§ **PROBLEM DESCRIPTION**:
Exact reproduction of the data is required, with images excluded.
*** SUPPLIED RECORDS ***
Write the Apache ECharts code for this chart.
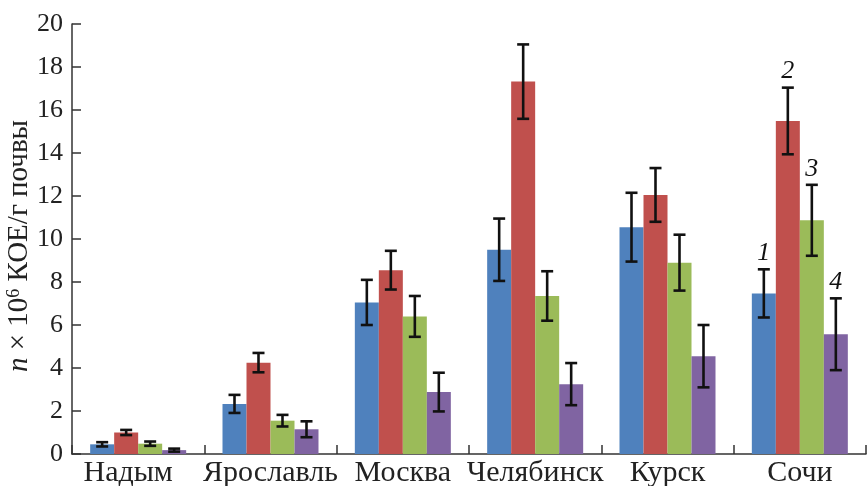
<!DOCTYPE html>
<html><head><meta charset="utf-8">
<script src="https://cdn.jsdelivr.net/npm/echarts@6/dist/echarts.min.js"></script>
<style>html,body{margin:0;padding:0;background:#fff}#c{width:868px;height:486px}</style>
</head><body><div id="c"></div>
<script>
var categories = ['Надым','Ярославль','Москва','Челябинск','Курск','Сочи'];
var seriesNames = ['1','2','3','4'];
var s1 = [0.45, 2.33, 7.05, 9.5, 10.55, 7.47];
var s2 = [1.0, 4.25, 8.55, 17.32, 12.05, 15.49];
var s3 = [0.48, 1.55, 6.4, 7.35, 8.9, 10.87];
var s4 = [0.18, 1.15, 2.88, 3.25, 4.55, 5.57];
var e1 = [0.1, 0.42, 1.05, 1.45, 1.6, 1.12];
var e2 = [0.12, 0.45, 0.9, 1.73, 1.25, 1.55];
var e3 = [0.1, 0.27, 0.95, 1.15, 1.3, 1.65];
var e4 = [0.07, 0.37, 0.9, 0.98, 1.45, 1.67];
var yTicks = [0,2,4,6,8,10,12,14,16,18,20];

var values = [s1,s2,s3,s4];
var errors = [e1,e2,e3,e4];
var colors = ['#4F81BD','#C0504D','#9BBB59','#8064A2'];
var BAR_W = 24;
var FONT = 'Liberation Serif';

var chart = echarts.init(document.getElementById('c'));
var series = [];
values.forEach(function(v, i){
  series.push({type:'bar', name:seriesNames[i], data:v, barWidth:BAR_W, barGap:'0%',
    itemStyle:{color:colors[i]}, silent:true, z:2});
});
values.forEach(function(v, i){
  var d = v.map(function(val, k){ return [k, val - errors[i][k], val + errors[i][k]]; });
  series.push({type:'custom', name:'err'+i, z:5, silent:true,
    data:d,
    renderItem:function(params, api){
      var k = api.value(0);
      var lo = api.coord([k, api.value(1)]);
      var hi = api.coord([k, api.value(2)]);
      var x = lo[0] + (i - 1.5) * BAR_W;
      var cap = 6;
      var st = {stroke:'#111', lineWidth:2.6};
      var children = [
        {type:'line', shape:{x1:x, y1:lo[1], x2:x, y2:hi[1]}, style:st},
        {type:'line', shape:{x1:x-cap, y1:lo[1], x2:x+cap, y2:lo[1]}, style:st},
        {type:'line', shape:{x1:x-cap, y1:hi[1], x2:x+cap, y2:hi[1]}, style:st}
      ];
      if (k === categories.length - 1) {
        children.push({type:'text', style:{text:seriesNames[i], x:x, y:hi[1]-3,
          textAlign:'center', textVerticalAlign:'bottom',
          font:'italic 26px "Liberation Serif"', fill:'#111'}});
      }
      return {type:'group', children:children};
    }
  });
});

var catData = categories.map(function(c, k){
  return k === 0 ? {value:c, textStyle:{padding:[0,20,0,0]}} : c;
});

chart.setOption({
  animation:false,
  backgroundColor:'#fff',
  grid:{left:72, top:24, width:794, height:430, containLabel:false, outerBoundsMode:'none'},
  xAxis:{type:'category', data:catData,
    axisLine:{lineStyle:{color:'#333', width:1.5}},
    axisTick:{show:true, inside:true, length:9, lineStyle:{color:'#333', width:1.5}},
    axisLabel:{color:'#222', fontFamily:FONT, fontSize:30, margin:4, interval:0}
  },
  yAxis:{type:'value', min:yTicks[0], max:yTicks[yTicks.length-1], interval:2,
    splitLine:{show:false},
    axisLine:{show:true, lineStyle:{color:'#333', width:1.5}},
    axisTick:{show:true, inside:true, length:9, lineStyle:{color:'#333', width:1.5}},
    axisLabel:{color:'#222', fontFamily:FONT, fontSize:26, margin:9},
    name:'{i|n} × 10{s|6} КОЕ/г почвы', nameLocation:'middle', nameGap:38, nameRotate:90,
    nameMoveOverlap:false,
    nameTextStyle:{color:'#222', fontFamily:FONT, fontSize:29, padding:[0,14,0,0],
      rich:{i:{fontStyle:'italic', fontFamily:FONT, fontSize:29, color:'#222'},
            s:{fontFamily:FONT, fontSize:18, color:'#222', verticalAlign:'top', padding:[0,0,11,0]}}}
  },
  series:series
});
</script></body></html>
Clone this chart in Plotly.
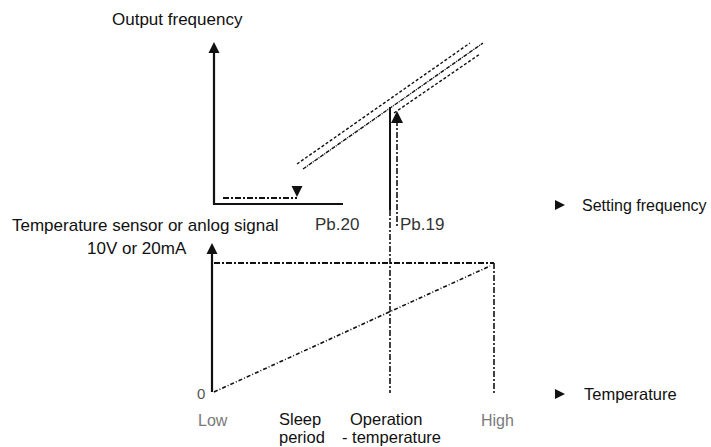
***
§ **FINAL ANSWER**:
Write the Apache ECharts code for this chart.
<!DOCTYPE html>
<html><head><meta charset="utf-8">
<script src="https://cdn.jsdelivr.net/npm/echarts@6/dist/echarts.min.js"></script>
<style>html,body{margin:0;padding:0;background:#fff}#c{width:868px;height:486px}</style>
</head><body><div id="c"></div>
<script>
var categories = ['Надым','Ярославль','Москва','Челябинск','Курск','Сочи'];
var seriesNames = ['1','2','3','4'];
var s1 = [0.45, 2.33, 7.05, 9.5, 10.55, 7.47];
var s2 = [1.0, 4.25, 8.55, 17.32, 12.05, 15.49];
var s3 = [0.48, 1.55, 6.4, 7.35, 8.9, 10.87];
var s4 = [0.18, 1.15, 2.88, 3.25, 4.55, 5.57];
var e1 = [0.1, 0.42, 1.05, 1.45, 1.6, 1.12];
var e2 = [0.12, 0.45, 0.9, 1.73, 1.25, 1.55];
var e3 = [0.1, 0.27, 0.95, 1.15, 1.3, 1.65];
var e4 = [0.07, 0.37, 0.9, 0.98, 1.45, 1.67];
var yTicks = [0,2,4,6,8,10,12,14,16,18,20];

var values = [s1,s2,s3,s4];
var errors = [e1,e2,e3,e4];
var colors = ['#4F81BD','#C0504D','#9BBB59','#8064A2'];
var BAR_W = 24;
var FONT = 'Liberation Serif';

var chart = echarts.init(document.getElementById('c'));
var series = [];
values.forEach(function(v, i){
  series.push({type:'bar', name:seriesNames[i], data:v, barWidth:BAR_W, barGap:'0%',
    itemStyle:{color:colors[i]}, silent:true, z:2});
});
values.forEach(function(v, i){
  var d = v.map(function(val, k){ return [k, val - errors[i][k], val + errors[i][k]]; });
  series.push({type:'custom', name:'err'+i, z:5, silent:true,
    data:d,
    renderItem:function(params, api){
      var k = api.value(0);
      var lo = api.coord([k, api.value(1)]);
      var hi = api.coord([k, api.value(2)]);
      var x = lo[0] + (i - 1.5) * BAR_W;
      var cap = 6;
      var st = {stroke:'#111', lineWidth:2.6};
      var children = [
        {type:'line', shape:{x1:x, y1:lo[1], x2:x, y2:hi[1]}, style:st},
        {type:'line', shape:{x1:x-cap, y1:lo[1], x2:x+cap, y2:lo[1]}, style:st},
        {type:'line', shape:{x1:x-cap, y1:hi[1], x2:x+cap, y2:hi[1]}, style:st}
      ];
      if (k === categories.length - 1) {
        children.push({type:'text', style:{text:seriesNames[i], x:x, y:hi[1]-3,
          textAlign:'center', textVerticalAlign:'bottom',
          font:'italic 26px "Liberation Serif"', fill:'#111'}});
      }
      return {type:'group', children:children};
    }
  });
});

var catData = categories.map(function(c, k){
  return k === 0 ? {value:c, textStyle:{padding:[0,20,0,0]}} : c;
});

chart.setOption({
  animation:false,
  backgroundColor:'#fff',
  grid:{left:72, top:24, width:794, height:430, containLabel:false, outerBoundsMode:'none'},
  xAxis:{type:'category', data:catData,
    axisLine:{lineStyle:{color:'#333', width:1.5}},
    axisTick:{show:true, inside:true, length:9, lineStyle:{color:'#333', width:1.5}},
    axisLabel:{color:'#222', fontFamily:FONT, fontSize:30, margin:4, interval:0}
  },
  yAxis:{type:'value', min:yTicks[0], max:yTicks[yTicks.length-1], interval:2,
    splitLine:{show:false},
    axisLine:{show:true, lineStyle:{color:'#333', width:1.5}},
    axisTick:{show:true, inside:true, length:9, lineStyle:{color:'#333', width:1.5}},
    axisLabel:{color:'#222', fontFamily:FONT, fontSize:26, margin:9},
    name:'{i|n} × 10{s|6} КОЕ/г почвы', nameLocation:'middle', nameGap:38, nameRotate:90,
    nameMoveOverlap:false,
    nameTextStyle:{color:'#222', fontFamily:FONT, fontSize:29, padding:[0,14,0,0],
      rich:{i:{fontStyle:'italic', fontFamily:FONT, fontSize:29, color:'#222'},
            s:{fontFamily:FONT, fontSize:18, color:'#222', verticalAlign:'top', padding:[0,0,11,0]}}}
  },
  series:series
});
</script></body></html>
Clone this chart in Plotly.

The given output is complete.